_Exercise goal_
Reproduce every line in the listing that contains the word "this".

_Given data_
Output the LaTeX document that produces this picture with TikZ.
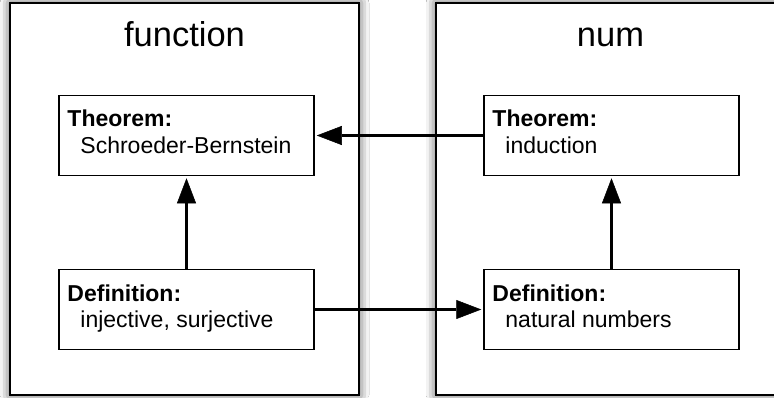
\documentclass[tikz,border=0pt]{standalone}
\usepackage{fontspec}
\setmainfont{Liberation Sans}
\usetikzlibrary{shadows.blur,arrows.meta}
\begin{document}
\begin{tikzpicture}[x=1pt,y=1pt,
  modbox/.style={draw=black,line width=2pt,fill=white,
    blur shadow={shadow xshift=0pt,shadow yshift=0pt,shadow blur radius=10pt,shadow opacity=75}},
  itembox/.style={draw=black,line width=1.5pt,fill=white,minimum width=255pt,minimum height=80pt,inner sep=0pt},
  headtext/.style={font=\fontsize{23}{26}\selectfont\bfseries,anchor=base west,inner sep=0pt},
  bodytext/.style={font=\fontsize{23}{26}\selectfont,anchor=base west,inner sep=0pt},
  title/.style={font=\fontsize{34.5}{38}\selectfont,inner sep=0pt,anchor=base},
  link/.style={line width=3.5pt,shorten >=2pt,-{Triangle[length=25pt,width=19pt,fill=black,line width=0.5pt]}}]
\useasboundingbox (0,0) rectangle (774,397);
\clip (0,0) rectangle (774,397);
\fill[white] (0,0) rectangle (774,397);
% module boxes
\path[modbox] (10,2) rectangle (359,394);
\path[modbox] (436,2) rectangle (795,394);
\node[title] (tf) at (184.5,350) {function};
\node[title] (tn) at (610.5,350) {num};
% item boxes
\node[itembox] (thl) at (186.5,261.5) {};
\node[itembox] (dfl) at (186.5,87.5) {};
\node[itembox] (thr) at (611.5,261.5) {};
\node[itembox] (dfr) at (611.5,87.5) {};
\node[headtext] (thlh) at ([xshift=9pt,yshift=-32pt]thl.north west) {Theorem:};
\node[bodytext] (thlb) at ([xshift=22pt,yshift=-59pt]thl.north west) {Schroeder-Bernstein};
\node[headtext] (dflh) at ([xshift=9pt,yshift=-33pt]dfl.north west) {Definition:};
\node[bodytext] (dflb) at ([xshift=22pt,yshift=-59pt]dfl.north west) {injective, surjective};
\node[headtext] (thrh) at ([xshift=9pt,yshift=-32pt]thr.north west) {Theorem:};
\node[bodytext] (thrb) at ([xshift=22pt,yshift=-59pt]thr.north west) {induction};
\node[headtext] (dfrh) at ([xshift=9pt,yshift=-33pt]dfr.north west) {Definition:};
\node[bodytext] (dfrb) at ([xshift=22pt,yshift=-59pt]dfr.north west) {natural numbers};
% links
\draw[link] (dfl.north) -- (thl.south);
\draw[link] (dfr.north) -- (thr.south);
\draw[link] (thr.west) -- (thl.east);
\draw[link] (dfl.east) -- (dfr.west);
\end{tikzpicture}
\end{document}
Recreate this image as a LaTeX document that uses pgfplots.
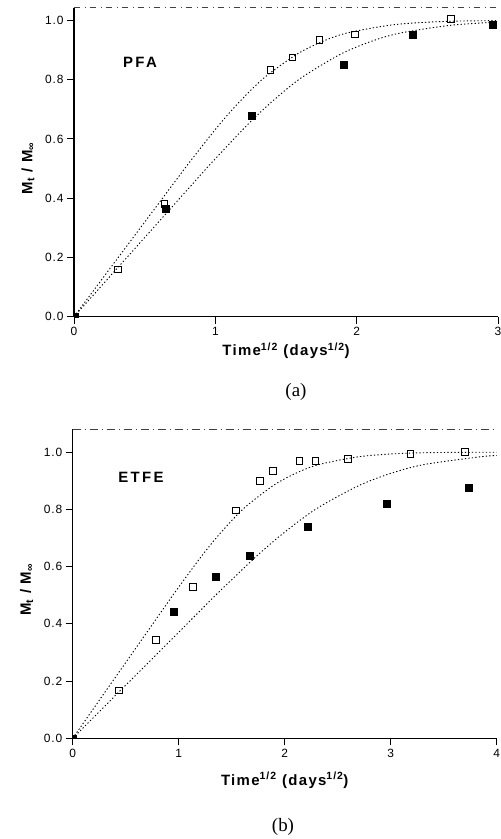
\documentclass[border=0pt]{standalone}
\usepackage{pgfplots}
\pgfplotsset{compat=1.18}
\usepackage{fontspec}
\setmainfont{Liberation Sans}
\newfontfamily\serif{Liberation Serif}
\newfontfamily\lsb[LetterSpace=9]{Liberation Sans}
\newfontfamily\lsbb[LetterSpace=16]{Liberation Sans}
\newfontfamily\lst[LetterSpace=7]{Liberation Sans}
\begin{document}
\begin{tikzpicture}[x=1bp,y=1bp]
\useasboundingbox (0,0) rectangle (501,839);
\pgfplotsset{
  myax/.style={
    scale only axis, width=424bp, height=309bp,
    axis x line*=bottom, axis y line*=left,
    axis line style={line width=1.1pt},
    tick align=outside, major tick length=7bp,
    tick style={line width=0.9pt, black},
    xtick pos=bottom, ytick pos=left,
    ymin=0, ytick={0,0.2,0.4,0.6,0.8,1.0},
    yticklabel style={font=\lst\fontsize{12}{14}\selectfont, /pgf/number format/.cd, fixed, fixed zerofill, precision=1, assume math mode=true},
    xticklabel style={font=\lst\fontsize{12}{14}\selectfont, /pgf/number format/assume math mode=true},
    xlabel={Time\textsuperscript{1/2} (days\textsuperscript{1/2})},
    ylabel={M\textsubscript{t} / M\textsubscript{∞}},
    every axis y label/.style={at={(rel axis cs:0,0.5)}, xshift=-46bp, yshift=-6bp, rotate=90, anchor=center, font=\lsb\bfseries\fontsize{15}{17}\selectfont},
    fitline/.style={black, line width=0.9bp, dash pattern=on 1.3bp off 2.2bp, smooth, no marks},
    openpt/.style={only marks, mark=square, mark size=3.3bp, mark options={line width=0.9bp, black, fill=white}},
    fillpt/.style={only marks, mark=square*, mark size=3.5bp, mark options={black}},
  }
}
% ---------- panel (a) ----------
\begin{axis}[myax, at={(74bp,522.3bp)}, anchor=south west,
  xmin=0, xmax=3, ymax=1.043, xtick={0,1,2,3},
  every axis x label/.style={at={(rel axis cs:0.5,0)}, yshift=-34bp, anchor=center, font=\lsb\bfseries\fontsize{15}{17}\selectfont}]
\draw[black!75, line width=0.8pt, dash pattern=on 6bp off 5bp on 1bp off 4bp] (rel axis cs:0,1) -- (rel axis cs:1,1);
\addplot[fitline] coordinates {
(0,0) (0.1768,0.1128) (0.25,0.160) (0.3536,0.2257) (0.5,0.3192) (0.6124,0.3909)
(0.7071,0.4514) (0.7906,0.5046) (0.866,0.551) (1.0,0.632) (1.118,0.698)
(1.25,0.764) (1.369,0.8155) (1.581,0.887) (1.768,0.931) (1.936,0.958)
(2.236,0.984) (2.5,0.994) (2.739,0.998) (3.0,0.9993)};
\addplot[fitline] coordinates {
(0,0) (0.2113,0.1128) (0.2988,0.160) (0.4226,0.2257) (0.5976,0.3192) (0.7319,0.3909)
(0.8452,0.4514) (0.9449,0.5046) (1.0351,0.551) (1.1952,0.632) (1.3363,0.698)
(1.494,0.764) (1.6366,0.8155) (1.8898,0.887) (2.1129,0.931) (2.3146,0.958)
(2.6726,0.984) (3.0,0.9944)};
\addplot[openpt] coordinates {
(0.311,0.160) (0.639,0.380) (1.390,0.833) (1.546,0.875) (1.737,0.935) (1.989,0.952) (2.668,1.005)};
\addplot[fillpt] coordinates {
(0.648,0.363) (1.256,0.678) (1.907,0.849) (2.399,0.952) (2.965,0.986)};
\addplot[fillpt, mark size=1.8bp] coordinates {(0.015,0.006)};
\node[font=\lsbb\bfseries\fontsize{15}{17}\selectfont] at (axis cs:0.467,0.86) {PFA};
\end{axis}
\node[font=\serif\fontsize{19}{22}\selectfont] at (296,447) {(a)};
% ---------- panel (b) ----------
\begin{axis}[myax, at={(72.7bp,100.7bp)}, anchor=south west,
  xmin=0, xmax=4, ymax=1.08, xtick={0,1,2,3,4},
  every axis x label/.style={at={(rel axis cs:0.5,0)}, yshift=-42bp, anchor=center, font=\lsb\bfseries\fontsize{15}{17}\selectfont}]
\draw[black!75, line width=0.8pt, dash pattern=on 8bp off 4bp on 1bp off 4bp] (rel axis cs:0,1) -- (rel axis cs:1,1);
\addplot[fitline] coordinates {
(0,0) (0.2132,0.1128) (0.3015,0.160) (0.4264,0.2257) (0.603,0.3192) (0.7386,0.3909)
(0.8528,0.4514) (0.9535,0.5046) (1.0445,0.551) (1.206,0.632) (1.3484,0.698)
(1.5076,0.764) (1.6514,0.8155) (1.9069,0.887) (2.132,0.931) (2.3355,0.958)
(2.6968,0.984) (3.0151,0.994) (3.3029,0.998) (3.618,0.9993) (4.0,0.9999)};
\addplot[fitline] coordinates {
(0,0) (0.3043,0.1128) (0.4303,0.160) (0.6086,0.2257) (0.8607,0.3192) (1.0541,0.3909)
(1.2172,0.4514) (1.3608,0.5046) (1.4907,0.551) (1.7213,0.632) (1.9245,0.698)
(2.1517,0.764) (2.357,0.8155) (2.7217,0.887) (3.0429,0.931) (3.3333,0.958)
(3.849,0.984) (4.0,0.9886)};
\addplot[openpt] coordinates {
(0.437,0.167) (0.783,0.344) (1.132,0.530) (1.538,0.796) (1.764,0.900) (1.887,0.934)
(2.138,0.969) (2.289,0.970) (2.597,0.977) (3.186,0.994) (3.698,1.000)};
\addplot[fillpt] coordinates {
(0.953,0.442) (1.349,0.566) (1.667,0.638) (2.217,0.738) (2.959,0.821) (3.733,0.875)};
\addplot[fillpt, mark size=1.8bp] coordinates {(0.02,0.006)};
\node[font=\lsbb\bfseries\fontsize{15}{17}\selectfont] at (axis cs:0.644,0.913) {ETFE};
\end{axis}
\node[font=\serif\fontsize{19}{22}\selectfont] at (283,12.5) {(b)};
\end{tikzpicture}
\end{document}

_Task answer_
Output the LaTeX document that produces this picture with TikZ.
Recreate this image as a LaTeX document that uses pgfplots.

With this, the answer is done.